In Oregon where I live, we get a lot of it. Natives say that’s why we have the beautiful, lush forests to enjoy and acres of wetlands teeming with plant life to explore.
On one particular weekend recently, the rain came down in torrents. Puddles filled everywhere. Our backyard couldn’t be traversed. The grass acted as a sponge to hold the water on the surface of the soil. I puttered indoors all morning, not anxious to venture out in the downpour more than I absolutely had to. I cleaned, vacuumed, and read.
In the afternoon, though, my family bundled up to attend the annual Christmas parade. We go every year. This year would be no different. The parade’s theme reflected the area we lived in, every float a replica of a riverboat. As we stood under our umbrellas, watching the plastic wrapped floats pass by, I thought only here would people stand in the rain to watch a procession of boats. When Noah’s ark appeared toward the end, I had to chuckle. Perhaps there was a modicum of warning in the historical boat’s appearance.
Returning home I was glad for a garage to pull into. The car, though, dripped from its exposure, the moisture making the floor wet. With so much water in the air outside, the garage didn’t dry. One could feel the dampness hovering over everything. I made the mistake of opening a side door to the house, one that led to a small garden area. My kitten popped through the door, soaking wet and paws covered with enough dirt to cover his already black fur.
I uttered a cry. Startled, the animal hurried away from me, each paw leaving its imprint on my newly polished hardwood floors. I gave chase—a mistake—and the kitten ran faster. He didn’t disappear until he’d spanned the full length of the hall and found safety under our bed.

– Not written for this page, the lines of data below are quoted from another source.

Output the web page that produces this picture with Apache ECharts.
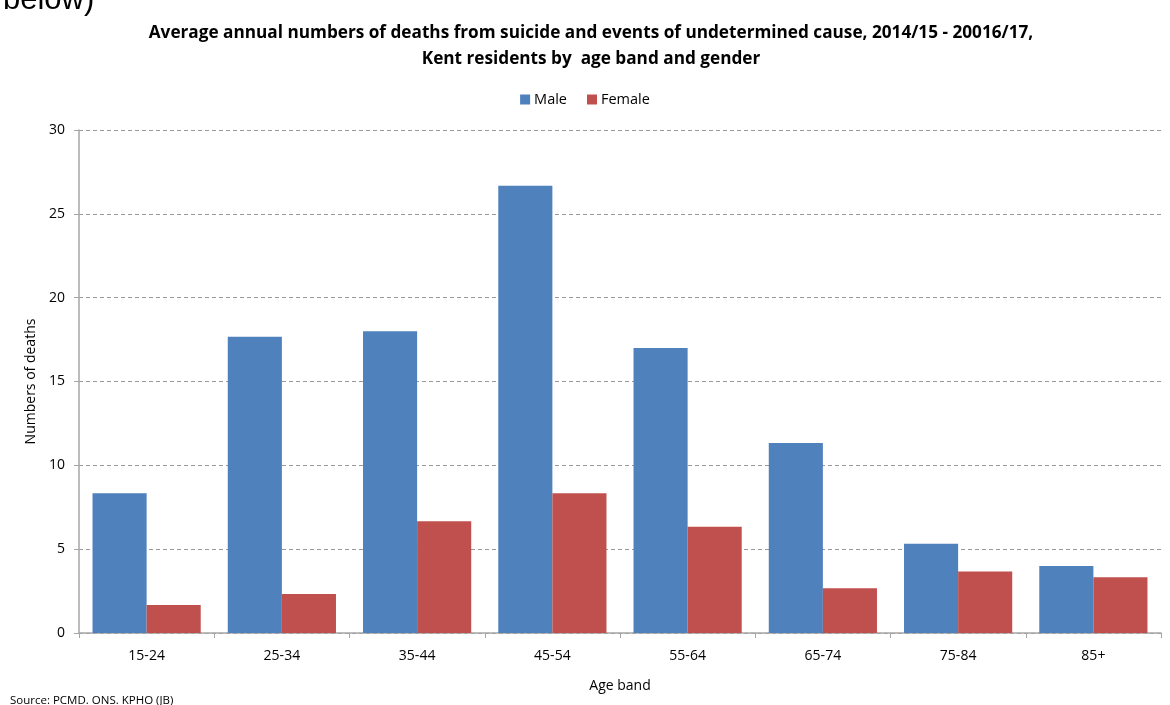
<!DOCTYPE html>
<html>
<head>
<meta charset="utf-8">
<script src="https://cdn.jsdelivr.net/npm/echarts@6/dist/echarts.min.js"></script>
<style>
  html, body { margin: 0; padding: 0; background: #fff; }
  #chart { width: 1170px; height: 705px; }
</style>
</head>
<body>
<div id="chart"></div>
<script>
// Age bands and average annual deaths (3-year average) by gender
const ageBands = ['15-24', '25-34', '35-44', '45-54', '55-64', '65-74', '75-84', '85+'];
const maleDeaths = [8.33, 17.67, 18.0, 26.67, 17.0, 11.33, 5.33, 4.0];
const femaleDeaths = [1.67, 2.33, 6.67, 8.33, 6.33, 2.67, 3.67, 3.33];
const seriesNames = ['Male', 'Female'];

const FONT = '"Open Sans", "Noto Sans", sans-serif';
const chart = echarts.init(document.getElementById('chart'), null, { renderer: 'canvas' });

chart.setOption({
  backgroundColor: '#ffffff',
  animation: false,
  title: [
    {
      text: 'Average annual numbers of deaths from suicide and events of undetermined cause, 2014/15 - 20016/17,\nKent residents by  age band and gender',
      left: 586, top: 15, textAlign: 'center',
      textStyle: { fontFamily: FONT, fontSize: 17.2, fontWeight: 'bold', color: '#000', lineHeight: 26 }
    },
    {
      text: 'below)',
      left: -2, top: -20,
      textStyle: { fontFamily: '"Liberation Sans", Arial, sans-serif', fontSize: 31, fontWeight: 'normal', color: '#000' }
    },
    {
      text: 'Source: PCMD. ONS. KPHO (JB)',
      left: 5, top: 690,
      textStyle: { fontFamily: FONT, fontSize: 11.5, fontWeight: 'normal', color: '#000' }
    }
  ],
  legend: {
    data: seriesNames,
    top: 87, left: 'center',
    itemWidth: 10, itemHeight: 10, itemGap: 20,
    icon: 'rect',
    textStyle: { fontFamily: FONT, fontSize: 14.5, color: '#000', padding: [0, 0, 0, -1] }
  },
  grid: { left: 79, right: 9, top: 130, bottom: 72 },
  xAxis: {
    type: 'category',
    data: ageBands,
    name: 'Age band',
    nameLocation: 'middle',
    nameGap: 46,
    nameTextStyle: { fontFamily: FONT, fontSize: 14, color: '#000' },
    axisLine: { lineStyle: { color: '#a6a6a6', width: 1.5 } },
    axisTick: { show: true, length: 5, lineStyle: { color: '#a6a6a6' } },
    axisLabel: { fontFamily: FONT, fontSize: 14, color: '#000', margin: 16 }
  },
  yAxis: {
    type: 'value',
    min: 0, max: 30, interval: 5,
    name: 'Numbers of deaths',
    nameLocation: 'middle',
    nameGap: 38,
    nameTextStyle: { fontFamily: FONT, fontSize: 14, color: '#000' },
    axisLine: { show: true, lineStyle: { color: '#a6a6a6', width: 1.5 } },
    axisTick: { show: true, length: 5, lineStyle: { color: '#a6a6a6' } },
    axisLabel: { fontFamily: FONT, fontSize: 14, color: '#000', margin: 14 },
    splitLine: { lineStyle: { color: '#9a9a9a', type: [4, 3], width: 1 } }
  },
  series: [
    {
      name: seriesNames[0], type: 'bar', data: maleDeaths,
      barGap: '0%', barCategoryGap: '20%',
      itemStyle: { color: '#4F81BD' }
    },
    {
      name: seriesNames[1], type: 'bar', data: femaleDeaths,
      barGap: '0%', barCategoryGap: '20%',
      itemStyle: { color: '#C0504D' }
    }
  ]
});
</script>
</body>
</html>
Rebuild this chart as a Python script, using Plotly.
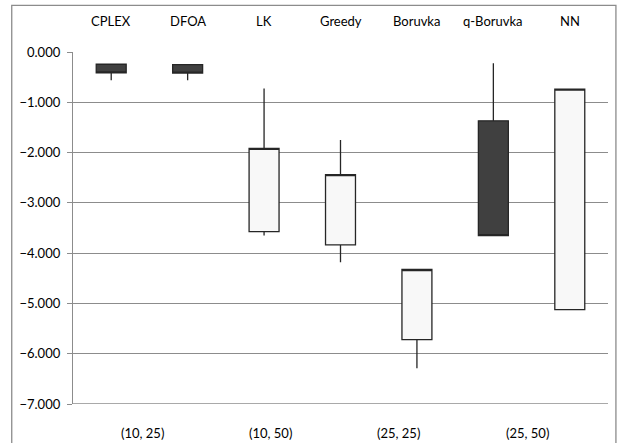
import plotly.graph_objects as go

# Solver names (one candle per solver)
solvers = ["CPLEX", "DFOA", "LK", "Greedy", "Boruvka", "q-Boruvka", "NN"]
# Open / high / low / close per solver
open_v = [-0.244, -0.250, -3.571, -3.835, -5.720, -1.369, -5.125]
high_v = [-0.244, -0.250, -0.726, -1.752, -4.325, -0.224, -0.740]
low_v = [-0.560, -0.560, -3.650, -4.180, -6.290, -3.650, -5.125]
close_v = [-0.417, -0.420, -1.917, -2.440, -4.325, -3.650, -0.740]

# Instance-size group labels along the bottom
group_labels = ["(10, 25)", "(10, 50)", "(25, 25)", "(25, 50)"]
group_pos = [0.1305, 0.369, 0.6086, 0.850]

y_ticks = [0, -1, -2, -3, -4, -5, -6, -7]

FONT = "Lato, 'Open Sans', sans-serif"
EDGE = "#262626"
GRID = "#8c8c8c"

x_idx = list(range(len(solvers)))

fig = go.Figure(
    go.Candlestick(
        x=x_idx,
        open=open_v,
        high=high_v,
        low=low_v,
        close=close_v,
        increasing=dict(line=dict(color=EDGE, width=1.3), fillcolor="#f8f8f8"),
        decreasing=dict(line=dict(color=EDGE, width=1.3), fillcolor="#404040"),
        whiskerwidth=0,
        showlegend=False,
        hoverinfo="skip",
    )
)

annotations = []
for i, name in enumerate(solvers):
    annotations.append(dict(
        x=i, xref="x", y=1.087, yref="paper", text=name, showarrow=False,
        xanchor="center", yanchor="middle",
        font=dict(family=FONT, size=13, color="#000000"),
    ))
for lbl, px in zip(group_labels, group_pos):
    annotations.append(dict(
        x=px, xref="paper", y=-0.082, yref="paper", text=lbl, showarrow=False,
        xanchor="center", yanchor="middle",
        font=dict(family=FONT, size=13, color="#000000"),
    ))

shapes = [
    # outer chart frame
    dict(type="rect", xref="paper", yref="paper",
         x0=-0.1145, x1=1.0148, y0=-0.2, y1=1.1324,
         line=dict(color="#8c8c8c", width=1.3), fillcolor="rgba(0,0,0,0)", layer="below"),
    # bottom boundary line at -7
    dict(type="line", xref="paper", yref="y", x0=0, x1=1, y0=-7, y1=-7,
         line=dict(color=GRID, width=1.3), layer="below"),
]

fig.update_layout(
    width=617, height=443,
    margin=dict(l=73, r=9, t=52, b=39),
    paper_bgcolor="white", plot_bgcolor="white",
    font=dict(family=FONT, size=13, color="#000000"),
    boxgap=0.44,
    xaxis=dict(
        range=[-0.5, 6.5], showticklabels=False, showgrid=False,
        zeroline=False, showline=False, ticks="",
        rangeslider=dict(visible=False), fixedrange=True,
    ),
    yaxis=dict(
        range=[-7, 0], tickvals=y_ticks, tickformat=".3f",
        showgrid=True, gridcolor=GRID, gridwidth=1.3,
        zeroline=False, showline=True, linecolor=GRID, linewidth=1.3,
        ticks="outside", ticklen=5, tickcolor=GRID, tickwidth=1.3,
        ticklabelstandoff=4,
        tickfont=dict(family=FONT, size=13, color="#000000"),
    ),
    annotations=annotations,
    shapes=shapes,
)

fig.write_html("out.html")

I grabbed the mop and shook it at him as though he’d understand what he had done. He waited under the bed, green eyes peering out at me as I cleaned up the mess. When I’d done all I could, I put the mop away and stretched my back. The kitten, though, continued to eye me suspiciously from his hideaway. I could hear him purr. The cat would take his time forgiving me, his trust in someone who always cared for him shattered. As soon as he grew hungry, though, I knew he’d be back. And with the rain would come another trail of paw prints.